Il cancro (chiamato anche neoplasia o tumore maligno) è una malattia in cui le cellule sfuggono all’influenza di quei fattori, ancora in parte sconosciuti, che regolano la normale crescita cellulare; ne consegue che le cellule si moltiplicano senza un controllo, invadendo e distruggendo gli altri tessuti (figura A). Tra i diversi fattori che possono generare un cancro vi sono le mutazioni casuali che in qualche modo alterano il corretto assetto genetico di una cellula (per esempio attraverso inserimenti, delezioni o traslocazioni); spesso, però, le mutazioni sono indotte da agenti cancerogeni quali i raggi X, le radiazioni ultraviolette, il fumo del tabacco e una certa varietà di prodotti chimici. Altri fatti, però, hanno messo lo sviluppo del cancro in relazione ai virus.

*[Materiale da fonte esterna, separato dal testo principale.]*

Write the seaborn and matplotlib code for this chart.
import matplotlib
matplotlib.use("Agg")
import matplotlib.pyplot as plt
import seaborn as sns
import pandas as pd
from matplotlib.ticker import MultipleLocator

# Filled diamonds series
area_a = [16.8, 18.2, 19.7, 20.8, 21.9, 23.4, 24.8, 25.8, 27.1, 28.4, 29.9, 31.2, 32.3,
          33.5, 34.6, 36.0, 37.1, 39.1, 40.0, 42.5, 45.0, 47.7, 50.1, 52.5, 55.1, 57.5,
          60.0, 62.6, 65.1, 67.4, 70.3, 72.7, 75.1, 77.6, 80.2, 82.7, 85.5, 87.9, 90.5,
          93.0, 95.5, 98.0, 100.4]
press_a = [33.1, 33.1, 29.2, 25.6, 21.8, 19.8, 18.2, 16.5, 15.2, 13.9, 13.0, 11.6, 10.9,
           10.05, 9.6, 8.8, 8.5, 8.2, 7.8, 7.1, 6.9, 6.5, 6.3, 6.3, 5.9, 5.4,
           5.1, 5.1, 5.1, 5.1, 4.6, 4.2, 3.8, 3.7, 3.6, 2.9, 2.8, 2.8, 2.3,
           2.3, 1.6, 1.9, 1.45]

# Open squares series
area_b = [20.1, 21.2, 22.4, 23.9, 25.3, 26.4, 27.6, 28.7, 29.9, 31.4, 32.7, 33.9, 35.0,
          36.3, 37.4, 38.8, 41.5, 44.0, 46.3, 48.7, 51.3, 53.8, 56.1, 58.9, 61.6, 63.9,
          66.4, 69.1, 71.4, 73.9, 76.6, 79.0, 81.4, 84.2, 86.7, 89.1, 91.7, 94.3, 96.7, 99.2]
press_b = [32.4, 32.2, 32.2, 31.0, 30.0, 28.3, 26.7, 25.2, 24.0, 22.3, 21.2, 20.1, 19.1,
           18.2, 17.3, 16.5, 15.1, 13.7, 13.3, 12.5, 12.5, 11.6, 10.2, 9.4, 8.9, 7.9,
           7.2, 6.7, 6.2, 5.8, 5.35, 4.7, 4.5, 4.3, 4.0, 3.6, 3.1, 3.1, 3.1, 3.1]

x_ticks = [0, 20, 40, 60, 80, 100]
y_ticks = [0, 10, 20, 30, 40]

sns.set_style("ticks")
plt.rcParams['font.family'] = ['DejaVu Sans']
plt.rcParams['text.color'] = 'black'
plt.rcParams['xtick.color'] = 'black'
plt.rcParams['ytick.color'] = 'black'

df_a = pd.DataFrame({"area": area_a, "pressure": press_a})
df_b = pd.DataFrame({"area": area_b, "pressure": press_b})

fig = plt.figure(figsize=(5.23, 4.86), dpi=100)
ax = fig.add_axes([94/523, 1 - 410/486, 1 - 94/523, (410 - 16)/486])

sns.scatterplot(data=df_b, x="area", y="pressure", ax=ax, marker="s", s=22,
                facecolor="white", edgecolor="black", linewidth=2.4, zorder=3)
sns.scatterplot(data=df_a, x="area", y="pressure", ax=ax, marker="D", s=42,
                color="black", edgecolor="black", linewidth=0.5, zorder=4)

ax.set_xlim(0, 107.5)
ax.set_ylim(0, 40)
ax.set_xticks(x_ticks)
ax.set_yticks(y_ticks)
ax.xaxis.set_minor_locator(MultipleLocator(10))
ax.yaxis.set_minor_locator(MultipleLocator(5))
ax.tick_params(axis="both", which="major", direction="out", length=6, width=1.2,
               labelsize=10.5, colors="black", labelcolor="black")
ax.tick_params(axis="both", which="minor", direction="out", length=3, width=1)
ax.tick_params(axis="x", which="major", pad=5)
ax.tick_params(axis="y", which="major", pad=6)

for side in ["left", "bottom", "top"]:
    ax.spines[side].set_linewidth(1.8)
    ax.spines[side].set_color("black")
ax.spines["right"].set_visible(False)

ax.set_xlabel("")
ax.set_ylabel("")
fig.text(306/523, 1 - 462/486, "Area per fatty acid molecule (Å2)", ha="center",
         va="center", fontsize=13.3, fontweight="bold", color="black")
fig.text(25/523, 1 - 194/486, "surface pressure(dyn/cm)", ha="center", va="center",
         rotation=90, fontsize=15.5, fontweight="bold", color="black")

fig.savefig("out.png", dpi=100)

Fin dal 1911, un virus cancerogeno, il virus del sarcoma di Rous, era stato isolato dai tumori dei polli. Sebbene fossero stati scoperti altri virus cancerogeni, in particolare i virus che colpivano i topi di laboratorio, fece fatica a emergere un’ipotesi virale del cancro. Da un lato non si riusciva a dimostrare che i virus fossero in qualche modo implicati nell’insorgere del cancro nella specie umana (ancora oggi, dopo decenni di ricerche, solo poche e rare forme di cancro umano sono associate ai virus), d’altro lato il fatto che la maggior parte dei virus cancerogeni conosciuti, incluso quello del sarcoma di Rous, fosse a RNA invece che a DNA sembrava rendere l’ipotesi virale del cancro incompatibile con l’ipotesi delle mutazioni. Alla fine, tuttavia, si ebbe la prova che i virus, come i mutageni, possono portare a cambiamenti nell’assetto genetico cellulare e che, inoltre, tutti i virus cancerogeni conosciuti sono virus che introducono informazioni nei cromosomi delle cellule ospiti.

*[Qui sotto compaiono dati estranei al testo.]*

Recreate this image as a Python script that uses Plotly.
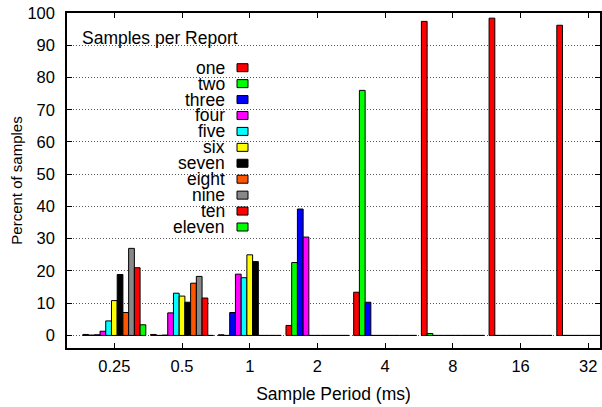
import plotly.graph_objects as go

periods = ["0.25", "0.5", "1", "2", "4", "8", "16", "32"]
names = ["one", "two", "three", "four", "five", "six", "seven", "eight", "nine", "ten", "eleven"]
colors = ["#ff0000", "#00ff00", "#0000ff", "#ff00ff", "#00ffff", "#ffff00",
          "#000000", "#ff5500", "#888888", "#ff0000", "#00ff00"]

one    = [0.3, 0.3, 0.2, 3.1, 13.4, 97.4, 98.4, 96.2]
two    = [0.1, 0.0, 0.0, 22.6, 76.0, 0.6, 0.0, 0.0]
three  = [0.2, 0.1, 7.1, 39.2, 10.3, 0.0, 0.0, 0.0]
four   = [1.3, 7.0, 19.0, 30.5, 0.0, 0.0, 0.0, 0.0]
five   = [4.5, 13.1, 17.9, 0.0, 0.0, 0.0, 0.0, 0.0]
six    = [10.8, 12.2, 25.0, 0.0, 0.0, 0.0, 0.0, 0.0]
seven  = [18.9, 10.3, 22.9, 0.0, 0.0, 0.0, 0.0, 0.0]
eight  = [7.1, 16.2, 0.0, 0.0, 0.0, 0.0, 0.0, 0.0]
nine   = [27.0, 18.3, 0.0, 0.0, 0.0, 0.0, 0.0, 0.0]
ten    = [21.0, 11.6, 0.0, 0.0, 0.0, 0.0, 0.0, 0.0]
eleven = [3.3, 0.0, 0.0, 0.0, 0.0, 0.0, 0.0, 0.0]
series = [one, two, three, four, five, six, seven, eight, nine, ten, eleven]

y_ticks = list(range(0, 101, 10))
legend_title = "Samples per Report"

FONT = "Liberation Sans, Arial, Helvetica, sans-serif"

fig = go.Figure()
for name, color, vals in zip(names, colors, series):
    fig.add_trace(go.Bar(
        x=periods, y=vals, name=name, showlegend=False,
        marker=dict(color=color, line=dict(color="black", width=1)),
    ))

# plot-area geometry (pixels) used to place the hand-made key
L, R, T, B = 67, 600, 13, 348
W, H = R - L, B - T
def px(x):
    return (x - L) / W
def py(y):
    return (B - y) / H

ROW = 15.93
shapes = [dict(type="rect", xref="paper", yref="paper", layer="between",
               x0=0.002, x1=px(257), y0=py(234), y1=0.997,
               fillcolor="white", line=dict(width=0))]
annotations = [dict(text=legend_title, xref="paper", yref="paper",
                    x=px(80), y=py(38.5), xanchor="left", yanchor="middle",
                    showarrow=False, font=dict(family=FONT, size=17.5, color="black"))]
for i, (name, color) in enumerate(zip(names, colors)):
    yc = 67.7 + ROW * i
    annotations.append(dict(text=name, xref="paper", yref="paper",
                            x=px(227), y=py(yc), xanchor="right", yanchor="middle",
                            showarrow=False,
                            font=dict(family=FONT, size=17.5, color="black")))
    shapes.append(dict(type="rect", xref="paper", yref="paper", layer="above",
                       x0=px(237), x1=px(248), y0=py(yc + 4), y1=py(yc - 4),
                       fillcolor=color, line=dict(color="black", width=1)))

fig.update_layout(
    width=602, height=407,
    margin=dict(l=L, r=602 - R, t=T, b=407 - B),
    paper_bgcolor="white", plot_bgcolor="white",
    barmode="group", bargap=0.07, bargroupgap=0.0,
    font=dict(family=FONT, size=16.5, color="black"),
    shapes=shapes, annotations=annotations,
    xaxis=dict(
        type="category", range=[-0.699, 7.173], automargin=False,
        showline=True, linecolor="black", linewidth=1.5, mirror="ticks",
        ticks="inside", ticklen=5, tickcolor="black", tickwidth=1,
        showgrid=False, tickfont=dict(size=16.5), ticklabelstandoff=2,
        title=dict(text="Sample Period (ms)", font=dict(size=17.5), standoff=14),
    ),
    yaxis=dict(
        range=[-3.9, 100], tickvals=y_ticks, automargin=False,
        showline=True, linecolor="black", linewidth=1.5, mirror="ticks",
        ticks="inside", ticklen=5, tickcolor="black", tickwidth=1,
        showgrid=True, gridcolor="#555555", griddash="1px,2px", gridwidth=1,
        zeroline=False, tickfont=dict(size=16.5), ticklabelstandoff=7,
        title=dict(text="Percent of samples", font=dict(size=15), standoff=1),
    ),
)

fig.write_html("out.html", config={"displayModeBar": False},
               post_script="document.body.style.margin='0';")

Questi comprendono sia virus a DNA, come l’SV40, sia retrovirus a RNA; la scoperta del ruolo della trascrittasi inversa fornì il fondamentale collegamento tra i virus a RNA e i cromosomi delle cellule eucariote. Studi effettuati su cellule eucariote esposte a un agente cancerogeno hanno messo in luce un gruppo di geni detti oncogèni. Gli oncogèni assomigliano molto ai geni normali delle cellule in cui si trovano, ma essi inducono la divisione cellulare incontrollata tipica del cancro quando qualcosa non funziona nell’espressione dei normali geni cellulari, in seguito o a mutazioni degli stessi geni o a cambiamenti della regolazione genica. Altri studi hanno rivelato la presenza di un altro gruppo di geni, chiamati geni oncosoppressori, la cui funzione è quella di agire da freno alla divisione cellulare, regolandola con precisione.

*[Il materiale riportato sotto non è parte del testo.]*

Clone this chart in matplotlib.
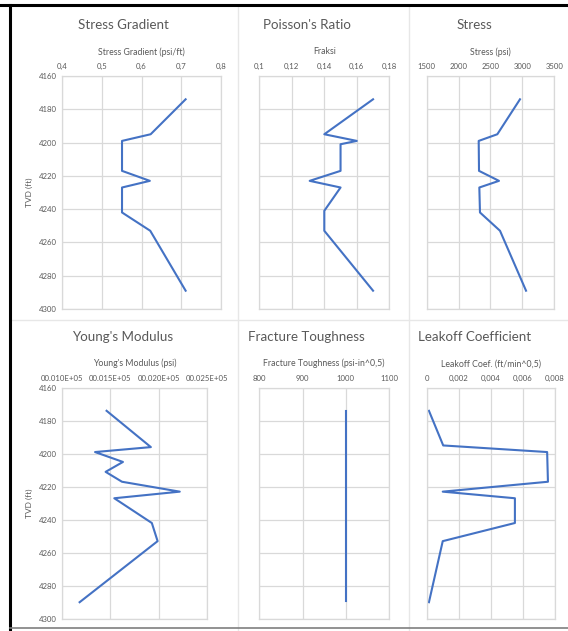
import matplotlib

matplotlib.use("Agg")
import matplotlib.pyplot as plt
from matplotlib.patches import Rectangle
from matplotlib.lines import Line2D

plt.rcParams["font.family"] = ["Lato", "DejaVu Sans"]

# layer depths (ft) and values
depth_sg = [4174, 4195, 4199, 4217, 4223, 4227, 4242, 4253, 4289]
stress_gradient = [0.711, 0.623, 0.551, 0.551, 0.621, 0.551, 0.551, 0.622, 0.711]

depth_pr = [4174, 4195, 4199, 4201, 4217, 4223, 4227, 4241, 4253, 4289]
poisson = [0.170, 0.140, 0.160, 0.150, 0.150, 0.131, 0.150, 0.140, 0.140, 0.170]

depth_st = [4174, 4195, 4199, 4217, 4223, 4227, 4242, 4253, 4289]
stress = [2962, 2607, 2315, 2320, 2633, 2325, 2335, 2649, 3057]

depth_ym = [4174, 4196, 4199, 4205, 4211, 4217, 4223, 4227, 4242, 4253, 4290]
youngs = [0.0146, 0.0192, 0.0134, 0.0163, 0.0145, 0.0162, 0.0222, 0.0154, 0.0193, 0.0199, 0.0118]

depth_ft = [4174, 4289]
toughness = [1000, 1000]

depth_lk = [4174, 4195, 4199, 4217, 4223, 4227, 4242, 4253, 4290]
leakoff = [0.00014, 0.00103, 0.00751, 0.00756, 0.00100, 0.00550, 0.00550, 0.00100, 0.00014]

W, H = 568, 631
GRAY = "#595959"
GRID = "#D9D9D9"
BLUE = "#4472C4"

fig = plt.figure(figsize=(W / 100, H / 100), dpi=100)


def px_axes(x0, y0, x1, y1):
    return fig.add_axes([x0 / W, 1 - y1 / H, (x1 - x0) / W, (y1 - y0) / H])


def panel(box, title, xlabel, x, y, xlim, xticks, xticklabels, show_y):
    x0, y0, x1, y1 = box
    ax = px_axes(x0, y0, x1, y1)
    ax.plot(x, y, color=BLUE, linewidth=1.5)
    ax.set_xlim(*xlim)
    ax.set_ylim(4300, 4160)
    ax.set_yticks(range(4160, 4301, 20))
    ax.set_xticks(xticks)
    ax.set_xticklabels(xticklabels)
    ax.xaxis.tick_top()
    ax.grid(True, color=GRID, linewidth=0.9)
    ax.set_axisbelow(True)
    for s in ax.spines.values():
        s.set_color(GRID)
        s.set_linewidth(0.9)
    ax.tick_params(length=0, labelsize=5.6, colors=GRAY, pad=4)
    if show_y:
        ax.set_ylabel("TVD (ft)", fontsize=6, color=GRAY, labelpad=4)
    else:
        ax.set_yticklabels([])
    cx = (x0 + x1) / 2
    fig.text(cx / W, 1 - (y0 - 24) / H, xlabel, ha="center", va="center",
             fontsize=6.3, color=GRAY)
    return ax


def title(cx, cy, text):
    fig.text(cx / W, 1 - cy / H, text, ha="center", va="center",
             fontsize=9.6, color=GRAY)


# separators and outer frame
for xs in (238, 409):
    fig.add_artist(Line2D([xs / W, xs / W], [0, 1 - 6 / H], color="#E7E7E7", linewidth=1))
fig.add_artist(Line2D([10 / W, 1], [1 - 320 / H, 1 - 320 / H], color="#E7E7E7", linewidth=1))
fig.add_artist(Line2D([0, 1], [1 - 5 / H, 1 - 5 / H], color="black", linewidth=2.2))
fig.add_artist(Line2D([10 / W, 10 / W], [0, 1 - 5 / H], color="black", linewidth=2.2))
fig.add_artist(Line2D([10 / W, 1], [1 - 628 / H, 1 - 628 / H], color="#7F7F7F", linewidth=1.2))

top = (76, 309)
bot = (387.7, 618.7)

panel((62, top[0], 221, top[1]), "Stress Gradient", "Stress Gradient (psi/ft)",
      stress_gradient, depth_sg, (0.4, 0.8), [0.4, 0.5, 0.6, 0.7, 0.8],
      ["0,4", "0,5", "0,6", "0,7", "0,8"], True)
panel((259.3, top[0], 389.3, top[1]), "Poisson's Ratio", "Fraksi",
      poisson, depth_pr, (0.1, 0.18), [0.1, 0.12, 0.14, 0.16, 0.18],
      ["0,1", "0,12", "0,14", "0,16", "0,18"], False)
panel((426.7, top[0], 554.3, top[1]), "Stress", "Stress (psi)",
      stress, depth_st, (1500, 3500), [1500, 2000, 2500, 3000, 3500],
      ["1500", "2000", "2500", "3000", "3500"], False)

panel((62.3, bot[0], 206.7, bot[1]), "Young's Modulus", "Young's Modulus (psi)",
      youngs, depth_ym, (0.010, 0.025), [0.010, 0.015, 0.020, 0.025],
      ["00.010E+05", "00.015E+05", "00.020E+05", "00.025E+05"], True)
panel((259.3, bot[0], 389, bot[1]), "Fracture Toughness", "Fracture Toughness (psi-in^0,5)",
      toughness, depth_ft, (800, 1100), [800, 900, 1000, 1100],
      ["800", "900", "1000", "1100"], False)
panel((426.7, bot[0], 555, bot[1]), "Leakoff Coefficient", "Leakoff Coef. (ft/min^0,5)",
      leakoff, depth_lk, (0, 0.008), [0, 0.002, 0.004, 0.006, 0.008],
      ["0", "0,002", "0,004", "0,006", "0,008"], False)

title(123, 25, "Stress Gradient")
title(307, 25, "Poisson's Ratio")
title(474, 25, "Stress")
title(123, 337, "Young's Modulus")
title(306, 337, "Fracture Toughness")
title(475, 337, "Leakoff Coefficient")

fig.savefig("out.png", dpi=100, facecolor="white")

Per tutto il tempo in cui questi geni funzionano normalmente, viene bloccato lo sviluppo del cancro o, almeno, viene rallentato. Tuttavia, quando a causa di una mutazione questi geni vengono disattivati, o addirittura vengono persi dal cromosoma, si può avere una rapida moltiplicazione delle cellule cancerose (figura B). Un esempio di tumore causato dalla perdita di un gene oncosoppressore è il retinoblastoma, che colpisce la retina dell’occhio (figura C). Nel loro insieme questi studi suggeriscono che i virus possono provocare il cancro in tre maniere differenti: • semplicemente a causa della loro presenza sul cromosoma, i virus possono interrompere le funzioni dei normali geni regolatori trasformando i geni normali in oncogèni, attivando gli oncogèni o disattivando i geni soppressori dei tumori; • i virus possono codificare per proteine necessarie alla duplicazione virale che influiscono anche sulla regolazione di questi geni cellulari; • i virus possono servire da vettori di oncogèni e possono renderli capaci di muoversi da una cellula a un’altra o da un individuo a un altro. Con queste scoperte l’ipotesi virale e quella delle mutazioni non furono più considerate incompatibili dagli scienziati ma, al contrario, in grado di integrarsi vicendevolmente.